### What is asked
Write the listing below out again exactly, dropping the images.

##### Data to process

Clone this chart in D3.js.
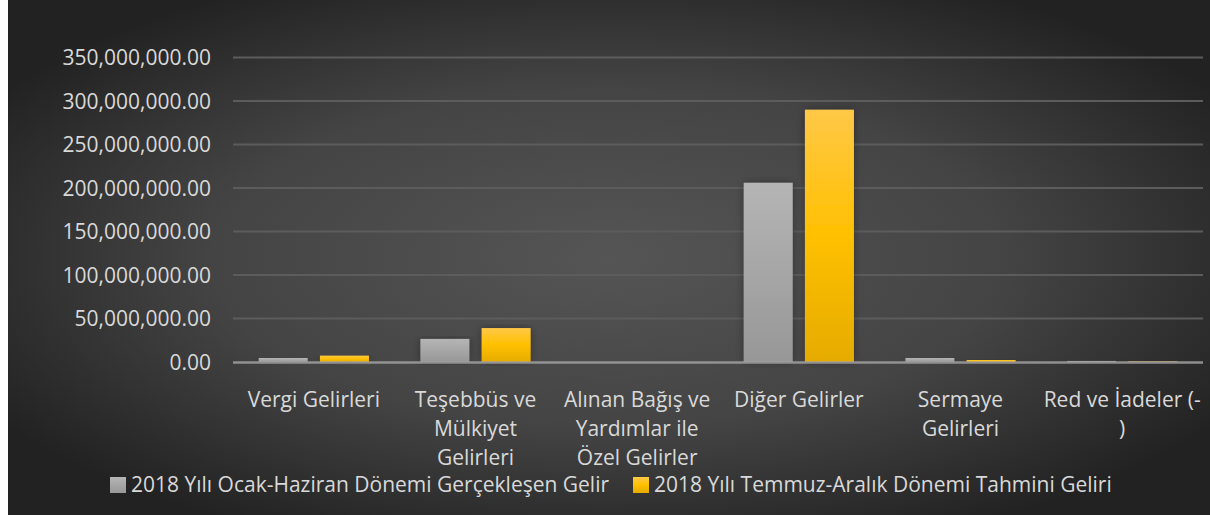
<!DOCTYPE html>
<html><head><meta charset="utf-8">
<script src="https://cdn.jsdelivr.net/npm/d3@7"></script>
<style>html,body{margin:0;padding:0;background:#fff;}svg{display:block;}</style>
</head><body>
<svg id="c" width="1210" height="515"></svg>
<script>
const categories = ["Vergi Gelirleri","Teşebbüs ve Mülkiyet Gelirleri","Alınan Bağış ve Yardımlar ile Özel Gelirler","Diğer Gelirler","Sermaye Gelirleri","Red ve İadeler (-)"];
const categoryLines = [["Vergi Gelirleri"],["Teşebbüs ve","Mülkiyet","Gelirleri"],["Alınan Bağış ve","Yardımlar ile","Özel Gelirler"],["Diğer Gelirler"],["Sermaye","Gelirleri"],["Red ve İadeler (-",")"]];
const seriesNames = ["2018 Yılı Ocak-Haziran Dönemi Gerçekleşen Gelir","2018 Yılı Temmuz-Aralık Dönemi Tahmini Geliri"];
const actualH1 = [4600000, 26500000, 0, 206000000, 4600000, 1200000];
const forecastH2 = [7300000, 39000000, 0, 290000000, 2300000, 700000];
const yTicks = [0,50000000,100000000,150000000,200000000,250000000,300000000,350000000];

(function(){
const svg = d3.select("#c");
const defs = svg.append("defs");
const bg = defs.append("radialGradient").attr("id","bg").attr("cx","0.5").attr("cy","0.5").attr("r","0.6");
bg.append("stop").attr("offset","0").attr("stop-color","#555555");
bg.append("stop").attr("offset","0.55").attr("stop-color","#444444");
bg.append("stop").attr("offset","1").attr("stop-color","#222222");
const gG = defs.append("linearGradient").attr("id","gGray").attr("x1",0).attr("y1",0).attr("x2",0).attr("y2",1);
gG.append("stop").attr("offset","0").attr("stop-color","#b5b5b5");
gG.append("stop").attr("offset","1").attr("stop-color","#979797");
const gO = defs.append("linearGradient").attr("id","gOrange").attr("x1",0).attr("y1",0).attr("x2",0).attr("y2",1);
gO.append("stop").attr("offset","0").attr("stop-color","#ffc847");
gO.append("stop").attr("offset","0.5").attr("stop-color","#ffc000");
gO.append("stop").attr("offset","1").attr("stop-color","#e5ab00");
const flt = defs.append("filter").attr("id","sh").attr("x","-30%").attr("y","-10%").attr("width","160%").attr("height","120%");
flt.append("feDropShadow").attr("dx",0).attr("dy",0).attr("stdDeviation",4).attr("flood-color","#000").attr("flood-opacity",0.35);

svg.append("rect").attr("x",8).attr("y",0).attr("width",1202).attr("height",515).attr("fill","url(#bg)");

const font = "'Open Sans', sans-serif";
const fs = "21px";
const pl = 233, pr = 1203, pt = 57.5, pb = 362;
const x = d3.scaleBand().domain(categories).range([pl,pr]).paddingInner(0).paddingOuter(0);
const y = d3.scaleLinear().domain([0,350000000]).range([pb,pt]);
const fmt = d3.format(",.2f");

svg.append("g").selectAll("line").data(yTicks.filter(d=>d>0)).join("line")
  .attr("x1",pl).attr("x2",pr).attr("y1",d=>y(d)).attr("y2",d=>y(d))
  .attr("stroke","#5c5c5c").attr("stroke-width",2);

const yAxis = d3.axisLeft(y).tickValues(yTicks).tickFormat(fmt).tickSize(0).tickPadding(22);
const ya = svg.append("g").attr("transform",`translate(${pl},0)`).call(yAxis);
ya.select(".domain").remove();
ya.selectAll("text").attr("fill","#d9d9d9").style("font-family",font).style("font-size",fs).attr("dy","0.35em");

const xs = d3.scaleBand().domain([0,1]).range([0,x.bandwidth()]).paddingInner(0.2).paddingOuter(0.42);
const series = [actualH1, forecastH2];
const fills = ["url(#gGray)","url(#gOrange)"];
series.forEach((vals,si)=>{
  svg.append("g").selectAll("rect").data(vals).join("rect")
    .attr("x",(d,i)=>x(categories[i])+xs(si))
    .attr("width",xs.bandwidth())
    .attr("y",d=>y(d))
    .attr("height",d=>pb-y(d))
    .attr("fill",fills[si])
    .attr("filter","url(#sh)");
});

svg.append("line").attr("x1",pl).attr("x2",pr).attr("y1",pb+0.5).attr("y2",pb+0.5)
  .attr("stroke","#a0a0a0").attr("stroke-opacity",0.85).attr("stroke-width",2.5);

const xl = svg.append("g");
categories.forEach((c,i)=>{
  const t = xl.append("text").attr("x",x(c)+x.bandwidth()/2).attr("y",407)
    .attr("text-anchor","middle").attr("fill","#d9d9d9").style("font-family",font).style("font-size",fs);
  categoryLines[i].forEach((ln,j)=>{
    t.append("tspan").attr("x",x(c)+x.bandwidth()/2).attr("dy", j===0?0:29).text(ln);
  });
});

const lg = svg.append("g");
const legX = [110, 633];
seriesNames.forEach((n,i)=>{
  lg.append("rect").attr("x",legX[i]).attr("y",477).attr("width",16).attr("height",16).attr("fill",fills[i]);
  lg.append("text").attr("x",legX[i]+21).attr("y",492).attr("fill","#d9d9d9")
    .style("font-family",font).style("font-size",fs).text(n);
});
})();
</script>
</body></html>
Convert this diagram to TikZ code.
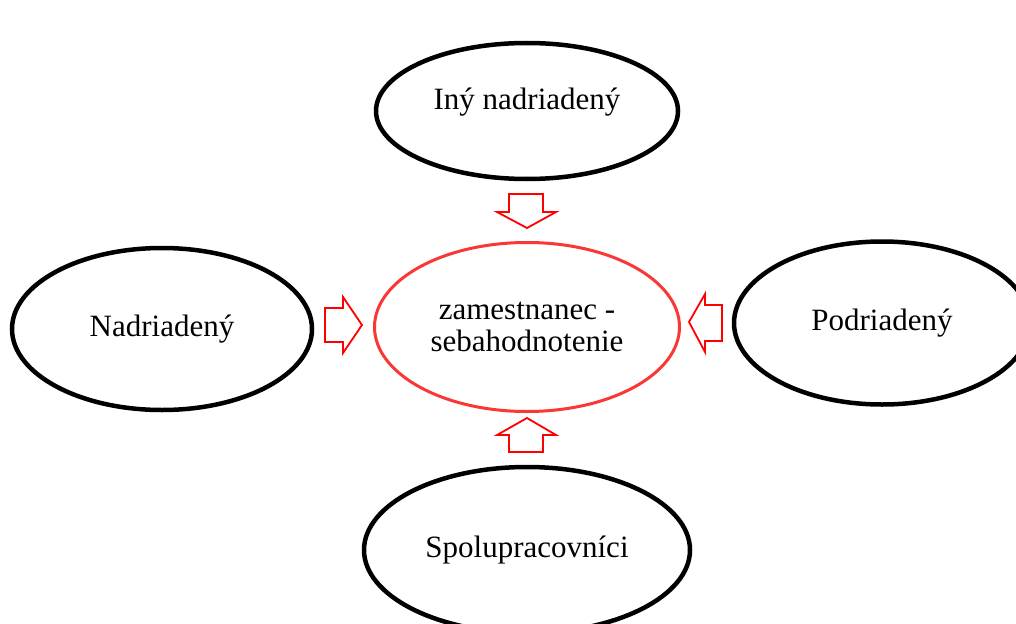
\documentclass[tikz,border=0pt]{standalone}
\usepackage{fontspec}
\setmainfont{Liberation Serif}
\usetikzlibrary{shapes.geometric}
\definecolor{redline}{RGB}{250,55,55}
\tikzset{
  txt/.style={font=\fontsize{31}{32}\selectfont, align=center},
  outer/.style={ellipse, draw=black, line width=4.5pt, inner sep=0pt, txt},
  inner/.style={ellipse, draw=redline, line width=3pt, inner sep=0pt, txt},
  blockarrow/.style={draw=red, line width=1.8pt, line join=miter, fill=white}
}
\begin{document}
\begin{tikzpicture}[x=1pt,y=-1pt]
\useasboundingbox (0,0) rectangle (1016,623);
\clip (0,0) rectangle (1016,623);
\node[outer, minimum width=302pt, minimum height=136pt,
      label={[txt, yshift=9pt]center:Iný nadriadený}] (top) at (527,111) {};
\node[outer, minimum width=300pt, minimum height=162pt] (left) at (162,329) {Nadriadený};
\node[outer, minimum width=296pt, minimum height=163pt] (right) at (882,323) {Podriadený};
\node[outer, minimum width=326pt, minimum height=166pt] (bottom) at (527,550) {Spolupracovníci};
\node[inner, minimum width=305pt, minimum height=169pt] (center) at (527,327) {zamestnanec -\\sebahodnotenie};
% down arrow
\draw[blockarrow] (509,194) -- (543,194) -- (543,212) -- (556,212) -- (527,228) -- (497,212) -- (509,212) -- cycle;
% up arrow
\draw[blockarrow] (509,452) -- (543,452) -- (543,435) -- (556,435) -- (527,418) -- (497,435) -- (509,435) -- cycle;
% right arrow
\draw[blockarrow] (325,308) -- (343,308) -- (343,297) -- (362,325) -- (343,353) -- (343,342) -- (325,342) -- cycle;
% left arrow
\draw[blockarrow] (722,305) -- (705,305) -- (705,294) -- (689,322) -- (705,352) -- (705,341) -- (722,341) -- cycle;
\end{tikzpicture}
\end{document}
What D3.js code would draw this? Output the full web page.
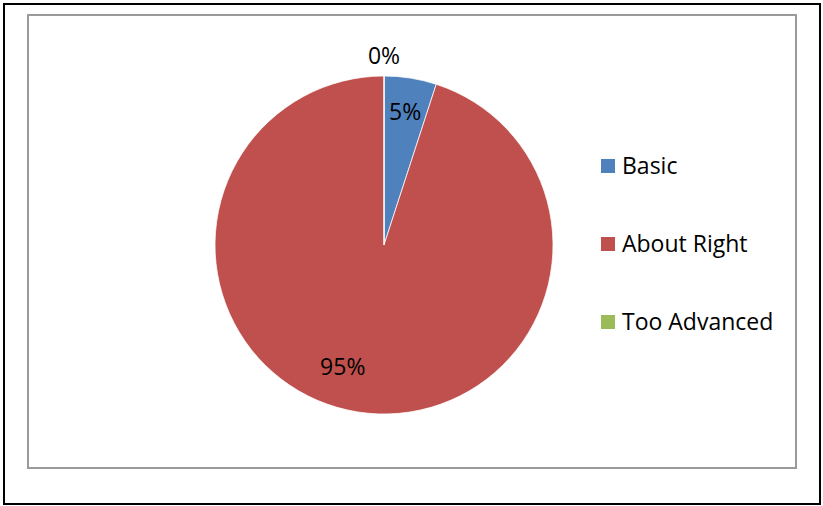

##########

### Exercise output
Clone this chart in D3.js.
<!DOCTYPE html>
<html><head><meta charset="utf-8">
<script src="https://cdn.jsdelivr.net/npm/d3@7"></script>
<style>html,body{margin:0;padding:0;background:#fff;}svg{display:block;}</style>
</head><body>
<svg id="c" width="1210" height="515"></svg>
<script>
const categories = ["Vergi Gelirleri","Teşebbüs ve Mülkiyet Gelirleri","Alınan Bağış ve Yardımlar ile Özel Gelirler","Diğer Gelirler","Sermaye Gelirleri","Red ve İadeler (-)"];
const categoryLines = [["Vergi Gelirleri"],["Teşebbüs ve","Mülkiyet","Gelirleri"],["Alınan Bağış ve","Yardımlar ile","Özel Gelirler"],["Diğer Gelirler"],["Sermaye","Gelirleri"],["Red ve İadeler (-",")"]];
const seriesNames = ["2018 Yılı Ocak-Haziran Dönemi Gerçekleşen Gelir","2018 Yılı Temmuz-Aralık Dönemi Tahmini Geliri"];
const actualH1 = [4600000, 26500000, 0, 206000000, 4600000, 1200000];
const forecastH2 = [7300000, 39000000, 0, 290000000, 2300000, 700000];
const yTicks = [0,50000000,100000000,150000000,200000000,250000000,300000000,350000000];

(function(){
const svg = d3.select("#c");
const defs = svg.append("defs");
const bg = defs.append("radialGradient").attr("id","bg").attr("cx","0.5").attr("cy","0.5").attr("r","0.6");
bg.append("stop").attr("offset","0").attr("stop-color","#555555");
bg.append("stop").attr("offset","0.55").attr("stop-color","#444444");
bg.append("stop").attr("offset","1").attr("stop-color","#222222");
const gG = defs.append("linearGradient").attr("id","gGray").attr("x1",0).attr("y1",0).attr("x2",0).attr("y2",1);
gG.append("stop").attr("offset","0").attr("stop-color","#b5b5b5");
gG.append("stop").attr("offset","1").attr("stop-color","#979797");
const gO = defs.append("linearGradient").attr("id","gOrange").attr("x1",0).attr("y1",0).attr("x2",0).attr("y2",1);
gO.append("stop").attr("offset","0").attr("stop-color","#ffc847");
gO.append("stop").attr("offset","0.5").attr("stop-color","#ffc000");
gO.append("stop").attr("offset","1").attr("stop-color","#e5ab00");
const flt = defs.append("filter").attr("id","sh").attr("x","-30%").attr("y","-10%").attr("width","160%").attr("height","120%");
flt.append("feDropShadow").attr("dx",0).attr("dy",0).attr("stdDeviation",4).attr("flood-color","#000").attr("flood-opacity",0.35);

svg.append("rect").attr("x",8).attr("y",0).attr("width",1202).attr("height",515).attr("fill","url(#bg)");

const font = "'Open Sans', sans-serif";
const fs = "21px";
const pl = 233, pr = 1203, pt = 57.5, pb = 362;
const x = d3.scaleBand().domain(categories).range([pl,pr]).paddingInner(0).paddingOuter(0);
const y = d3.scaleLinear().domain([0,350000000]).range([pb,pt]);
const fmt = d3.format(",.2f");

svg.append("g").selectAll("line").data(yTicks.filter(d=>d>0)).join("line")
  .attr("x1",pl).attr("x2",pr).attr("y1",d=>y(d)).attr("y2",d=>y(d))
  .attr("stroke","#5c5c5c").attr("stroke-width",2);

const yAxis = d3.axisLeft(y).tickValues(yTicks).tickFormat(fmt).tickSize(0).tickPadding(22);
const ya = svg.append("g").attr("transform",`translate(${pl},0)`).call(yAxis);
ya.select(".domain").remove();
ya.selectAll("text").attr("fill","#d9d9d9").style("font-family",font).style("font-size",fs).attr("dy","0.35em");

const xs = d3.scaleBand().domain([0,1]).range([0,x.bandwidth()]).paddingInner(0.2).paddingOuter(0.42);
const series = [actualH1, forecastH2];
const fills = ["url(#gGray)","url(#gOrange)"];
series.forEach((vals,si)=>{
  svg.append("g").selectAll("rect").data(vals).join("rect")
    .attr("x",(d,i)=>x(categories[i])+xs(si))
    .attr("width",xs.bandwidth())
    .attr("y",d=>y(d))
    .attr("height",d=>pb-y(d))
    .attr("fill",fills[si])
    .attr("filter","url(#sh)");
});

svg.append("line").attr("x1",pl).attr("x2",pr).attr("y1",pb+0.5).attr("y2",pb+0.5)
  .attr("stroke","#a0a0a0").attr("stroke-opacity",0.85).attr("stroke-width",2.5);

const xl = svg.append("g");
categories.forEach((c,i)=>{
  const t = xl.append("text").attr("x",x(c)+x.bandwidth()/2).attr("y",407)
    .attr("text-anchor","middle").attr("fill","#d9d9d9").style("font-family",font).style("font-size",fs);
  categoryLines[i].forEach((ln,j)=>{
    t.append("tspan").attr("x",x(c)+x.bandwidth()/2).attr("dy", j===0?0:29).text(ln);
  });
});

const lg = svg.append("g");
const legX = [110, 633];
seriesNames.forEach((n,i)=>{
  lg.append("rect").attr("x",legX[i]).attr("y",477).attr("width",16).attr("height",16).attr("fill",fills[i]);
  lg.append("text").attr("x",legX[i]+21).attr("y",492).attr("fill","#d9d9d9")
    .style("font-family",font).style("font-size",fs).text(n);
});
})();
</script>
</body></html>
Convert this diagram to TikZ code.
\documentclass[tikz,border=0pt]{standalone}
\usepackage{fontspec}
\setmainfont{Liberation Serif}
\usetikzlibrary{shapes.geometric}
\definecolor{redline}{RGB}{250,55,55}
\tikzset{
  txt/.style={font=\fontsize{31}{32}\selectfont, align=center},
  outer/.style={ellipse, draw=black, line width=4.5pt, inner sep=0pt, txt},
  inner/.style={ellipse, draw=redline, line width=3pt, inner sep=0pt, txt},
  blockarrow/.style={draw=red, line width=1.8pt, line join=miter, fill=white}
}
\begin{document}
\begin{tikzpicture}[x=1pt,y=-1pt]
\useasboundingbox (0,0) rectangle (1016,623);
\clip (0,0) rectangle (1016,623);
\node[outer, minimum width=302pt, minimum height=136pt,
      label={[txt, yshift=9pt]center:Iný nadriadený}] (top) at (527,111) {};
\node[outer, minimum width=300pt, minimum height=162pt] (left) at (162,329) {Nadriadený};
\node[outer, minimum width=296pt, minimum height=163pt] (right) at (882,323) {Podriadený};
\node[outer, minimum width=326pt, minimum height=166pt] (bottom) at (527,550) {Spolupracovníci};
\node[inner, minimum width=305pt, minimum height=169pt] (center) at (527,327) {zamestnanec -\\sebahodnotenie};
% down arrow
\draw[blockarrow] (509,194) -- (543,194) -- (543,212) -- (556,212) -- (527,228) -- (497,212) -- (509,212) -- cycle;
% up arrow
\draw[blockarrow] (509,452) -- (543,452) -- (543,435) -- (556,435) -- (527,418) -- (497,435) -- (509,435) -- cycle;
% right arrow
\draw[blockarrow] (325,308) -- (343,308) -- (343,297) -- (362,325) -- (343,353) -- (343,342) -- (325,342) -- cycle;
% left arrow
\draw[blockarrow] (722,305) -- (705,305) -- (705,294) -- (689,322) -- (705,352) -- (705,341) -- (722,341) -- cycle;
\end{tikzpicture}
\end{document}
What D3.js code would draw this? Output the full web page.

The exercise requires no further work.